- 26 Sep 18
James Bond Earns His Stripes
“007 is dead.” – the perfect opening sentence with which to draw you into the latest James Bond adventure, Horowitz’s second run at the secret agent, after 2015’s marvellously monikered Trigger Mortis. Surprisingly enough, Bond manages to survive past the first page of this prequel to Ian Fleming’s debut novel, Casino Royale (the previous book having followed on from the events of Goldfinger) to play out what superhero movie fans might refer to as an "origin story".
After dispatching a war criminal in Stockholm, our man is promoted to the Double-O section and packed off to Marseille on his first licensed mission.
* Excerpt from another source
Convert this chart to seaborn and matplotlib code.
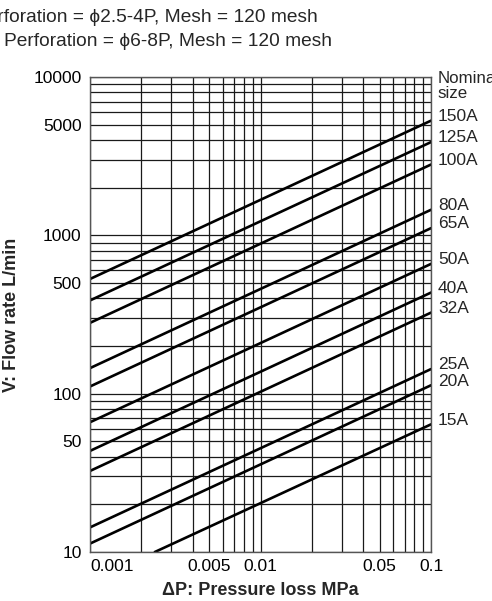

There are fast cars, punch-ups, an almost cartoonishly obese drug-dealing bad guy called Scipio - who's not above gloating and explaining everything to Bond, rather than killing him while he has the chance, just like every other future villain in the franchise - a shady lady codenamed Sixtine who is definitely not the usual clichéd 'Bond girl', recurring characters like M and Miss Moneypenny, a casino, and a luxury yacht, because you’d be right to look for your money back were any of these elements missing.
Original Fleming material - a proposal for a tv show that never was, apparently - is incorporated, helping Horowitz deliver the harder, borderline misogynistic Bond of the original iconic novels, rather than the more gadget-centric celluloid incarnation. Think of the steely-eyed, put-the-boot-in glare of Connery, or Craig, rather than the dancing eyebrows of Roger Moore, and be prepared to suspend your modern, politically correct sensibilities. As with his two Sherlock Holmes novels, Horowitz proves himself so adept at getting inside the iconic character, and Fleming’s writing style, that it’s difficult to see the join. Rip-roaringly recommended.